When in the past the House of Commons was primarily divided along left-right lines, where the major issues of the day were economic or financial, the traditional two-party system in the UK did a reasonable job reflecting voters’ preferences. Today – thanks to the referendum and the polarisation it caused – that system no longer works, and the Commons finds itself in a state of paralysis as a result.
Throughout all of this, May and Corbyn, both of them steeped in party politics – they have each spent more than 40 years in their respective parties, refuse to seriously seek solutions collaboratively. May cannot bring herself to work with Corbyn for whom she has contempt, while Corbyn would rather see a Tory Brexit fail – and a consequent Labour election victory – than be collaborative now.

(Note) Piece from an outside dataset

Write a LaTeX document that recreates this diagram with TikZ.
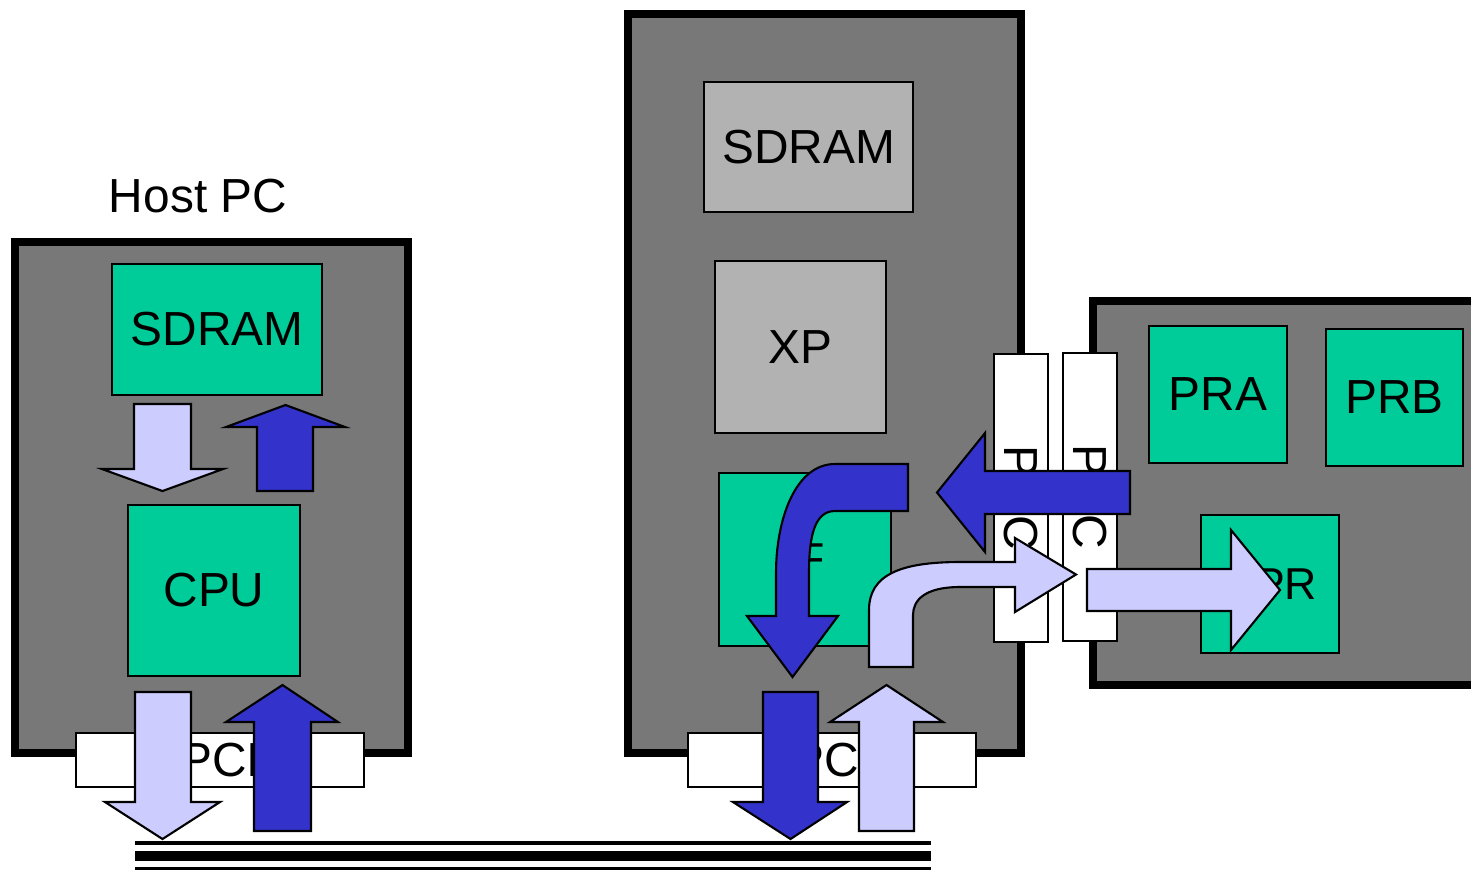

So, the House of Commons cannot move forward. It is locked, paralysed, becalmed. But lacking a solution, in the next fortnight the UK will crash out of the EU without a deal, with major economic and political consequences.
Yesterday the Brexit Deal on the table was roundly rejected. This evening a No Deal Brexit will likewise be turned down by MPs. So far May and her Conservatives have steadfastly refused a General Election or a so-called “People’s Vote” – a second referendum – as ways out of the UK’s current predicament.
Which brings us to the only thing the House of Commons might actually be for – to request more time for negotiations from the EU. Parliamentarians will vote about that on Thursday, and will probably request a couple more months from the EU.
While that idea might appeal to enough MPs, the EU side is not keen. What, the EU will rightly ask, can the UK accomplish in a couple of months that it has been incapable of sorting out in two and a half years since the referendum? And with European Elections scheduled for 23-26 May, no one is keen for the UK to have to elect Members of the European Parliament.
However Brexit works out in the end, the deep problems and divisions in British politics cannot simply be erased. The roots of Britain’s political dysfunction go so deep, the problems are so profound, the population so divided as a result of Brexit, that the UK needs a period of deep and profound political reflection. But first, the short term crisis of the next fortnight needs to be overcome.
The views expressed in this article are the author’s own and do not necessarily reflect Al Jazeera’s editorial stance.